The Path to Homeownership: Why Credit Score Matters
If you're dreaming of owning a home, you're likely aware that your credit score plays a significant role in determining whether you'll qualify for a mortgage and at what interest rate. A good credit score can save you thousands of dollars in interest payments over the life of your loan, making your dream home more affordable. However, if your credit score is less than stellar, you might be wondering how to improve it quickly before applying for a mortgage. The good news is that with a solid plan and consistent effort, you can boost your credit score in a relatively short period.
Understanding Credit Scores
To start, it's essential to understand how credit scores are calculated. The most widely used credit score is the FICO score, which ranges from 300 to 850. Your FICO score is based on five key factors: payment history (35%), credit utilization (30%), length of credit history (15%), credit mix (10%), and new credit (10%). By focusing on these areas, you can take deliberate steps to improve your credit score.
Identifying Areas for Improvement
To improve your credit score, you first need to identify areas where you can make adjustments. Start by obtaining a copy of your credit report from the three major credit reporting agencies: Experian, TransUnion, and Equifax. Review your report carefully to ensure it's accurate and up-to-date.
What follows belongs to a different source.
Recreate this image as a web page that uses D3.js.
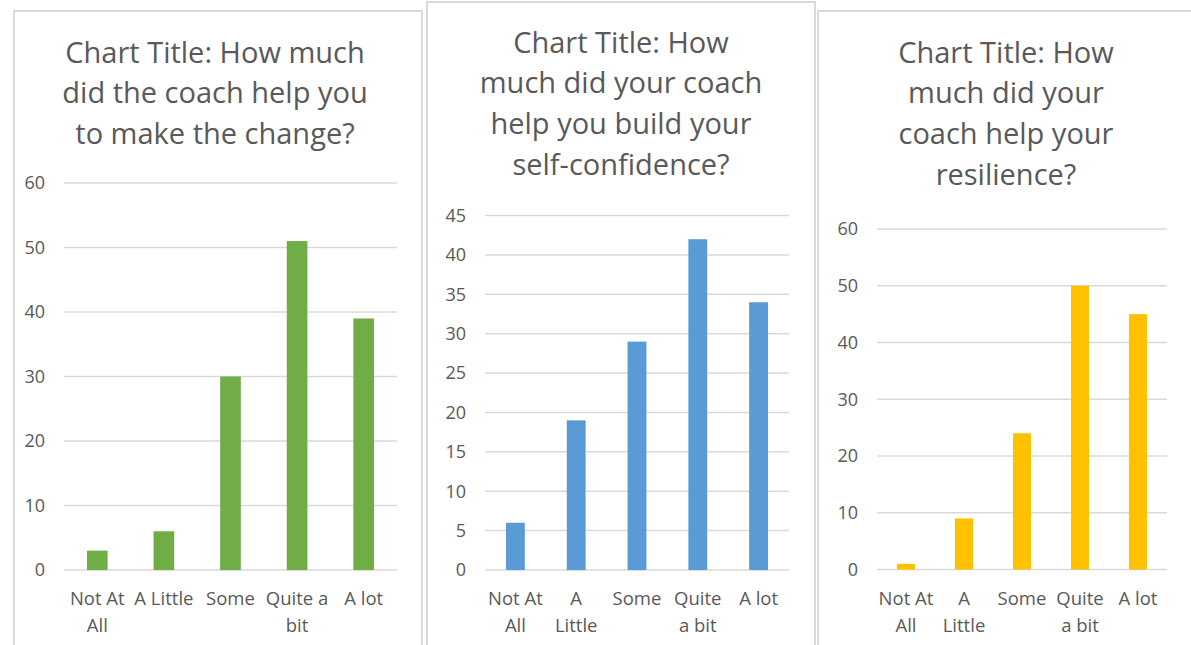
<!DOCTYPE html>
<html>
<head>
<meta charset="utf-8">
<script src="https://cdn.jsdelivr.net/npm/d3@7"></script>
<style>
  html, body { margin: 0; padding: 0; background: #fff; }
  svg { display: block; }
  text { font-family: "Open Sans", "Lato", sans-serif; fill: #595959; }
</style>
</head>
<body>
<svg id="chart" width="1191" height="645"></svg>
<script>
// ---- data ----
const categories = ["Not At All", "A Little", "Some", "Quite a bit", "A lot"];
const changeValues = [3, 6, 30, 51, 39];
const confidenceValues = [6, 19, 29, 42, 34];
const resilienceValues = [1, 9, 24, 50, 45];
const changeTicks = [0, 10, 20, 30, 40, 50, 60];
const confidenceTicks = [0, 5, 10, 15, 20, 25, 30, 35, 40, 45];
const resilienceTicks = [0, 10, 20, 30, 40, 50, 60];
const changeTitle = ["Chart Title: How much", "did the coach help you", "to make the change?"];
const confidenceTitle = ["Chart Title: How", "much did your coach", "help you build your", "self-confidence?"];
const resilienceTitle = ["Chart Title: How", "much did your", "coach help your", "resilience?"];
const changeLabels = [["Not At", "All"], ["A Little"], ["Some"], ["Quite a", "bit"], ["A lot"]];
const confidenceLabels = [["Not At", "All"], ["A", "Little"], ["Some"], ["Quite", "a bit"], ["A lot"]];
const resilienceLabels = [["Not At", "All"], ["A", "Little"], ["Some"], ["Quite", "a bit"], ["A lot"]];

// ---- layout ----
const panels = [
  { box: [14, 11, 422, 660], values: changeValues, ticks: changeTicks, title: changeTitle, labels: changeLabels,
    color: "#70ad47", plot: [64, 397, 183, 570], titleX: 215, titleY: 52 },
  { box: [427, 2, 815, 660], values: confidenceValues, ticks: confidenceTicks, title: confidenceTitle, labels: confidenceLabels,
    color: "#5b9bd5", plot: [485, 789, 215.6, 570], titleX: 621, titleY: 42 },
  { box: [818, 11, 1200, 660], values: resilienceValues, ticks: resilienceTicks, title: resilienceTitle, labels: resilienceLabels,
    color: "#ffc000", plot: [877, 1167, 229, 569.5], titleX: 1006, titleY: 52 }
];

const svg = d3.select("#chart");

panels.forEach(p => {
  const g = svg.append("g");
  const [bx0, by0, bx1, by1] = p.box;
  g.append("rect")
    .attr("x", bx0).attr("y", by0)
    .attr("width", bx1 - bx0).attr("height", by1 - by0)
    .attr("fill", "#fff").attr("stroke", "#d9d9d9").attr("stroke-width", 2);

  const [x0, x1, yTop, yBot] = p.plot;
  const maxTick = p.ticks[p.ticks.length - 1];
  const x = d3.scaleBand().domain(categories).range([x0, x1]).paddingInner(0.69).paddingOuter(0.345);
  const y = d3.scaleLinear().domain([0, maxTick]).range([yBot, yTop]);

  // gridlines
  g.append("g").selectAll("line").data(p.ticks).join("line")
    .attr("x1", x0).attr("x2", x1)
    .attr("y1", d => y(d)).attr("y2", d => y(d))
    .attr("stroke", "#d9d9d9").attr("stroke-width", 1.5);

  // y tick labels
  const yAxis = d3.axisLeft(y).tickValues(p.ticks).tickSize(0).tickPadding(0);
  const ya = g.append("g").attr("transform", `translate(${x0 - 19},0)`).call(yAxis);
  ya.select(".domain").remove();
  ya.selectAll("text").attr("font-size", 18).attr("fill", "#595959")
    .style("font-family", "'Open Sans', sans-serif");

  // bars
  g.append("g").selectAll("rect").data(p.values).join("rect")
    .attr("x", (d, i) => x(categories[i]))
    .attr("width", x.bandwidth())
    .attr("y", d => y(d))
    .attr("height", d => y(0) - y(d))
    .attr("fill", p.color);

  // x labels
  const xl = g.append("g");
  p.labels.forEach((lines, i) => {
    const cx = x(categories[i]) + x.bandwidth() / 2;
    const t = xl.append("text").attr("text-anchor", "middle").attr("font-size", 18.5);
    lines.forEach((ln, j) => {
      t.append("tspan").attr("x", cx).attr("y", 605 + j * 27).text(ln);
    });
  });

  // title
  const tt = g.append("text").attr("text-anchor", "middle").attr("font-size", 29);
  p.title.forEach((ln, j) => {
    tt.append("tspan").attr("x", p.titleX).attr("y", p.titleY + 10.5 + j * 40.7).text(ln);
  });
});
</script>
</body>
</html>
Dispute any errors you find, as incorrect information can negatively impact your credit score. Next, take a close look at your payment history, credit utilization, and credit mix to determine where you can make improvements.
Strategies for Rapid Credit Score Improvement
Several strategies can help you improve your credit score quickly. One of the most effective ways is to pay down debt, particularly high-interest debt. By reducing your credit utilization ratio (the amount of credit being used compared to the amount available), you can significantly improve your credit score. Aim to keep your credit utilization ratio below 30%, and ideally below 10%. Another strategy is to make on-time payments, as payment history is the most significant factor in determining your credit score. Set up payment reminders or automate your payments to ensure you never miss a payment.
Additionally, consider becoming an authorized user on someone else's credit account, such as a parent or spouse, if they have a good credit history. This can help you benefit from their positive payment history and credit utilization. However, be cautious when using this strategy, as it can also backfire if the account holder misses payments or has high credit utilization.
The Power of Credit Monitoring
Monitoring your credit report and score regularly is crucial to maintaining a good credit score. You can use free credit monitoring services like Credit Karma or Credit Sesame to track your credit score and receive alerts when changes occur. These services can also provide personalized recommendations for improving your credit score. By staying on top of your credit report and score, you can identify areas for improvement and make adjustments as needed.
Key Takeaways
To improve your credit score quickly before applying for a mortgage, keep the following key takeaways in mind:
* Pay down debt, particularly high-interest debt, to reduce your credit utilization ratio and improve your credit score.
* Make on-time payments to establish a positive payment history, which is the most significant factor in determining your credit score.
* Monitor your credit report and score regularly to identify areas for improvement and make adjustments as needed.
* Consider becoming an authorized user on someone else's credit account, but use caution and carefully evaluate the potential risks and benefits.
The Final Step: Applying for a Mortgage
By following these strategies and staying committed to improving your credit score, you can increase your chances of qualifying for a mortgage with a favorable interest rate. Remember that improving your credit score takes time and effort, but the payoff can be significant. When you're ready to apply for a mortgage, you'll be confident in your ability to secure a loan with terms that work for you. With a good credit score and a solid understanding of the mortgage process, you'll be well on your way to achieving your dream of homeownership.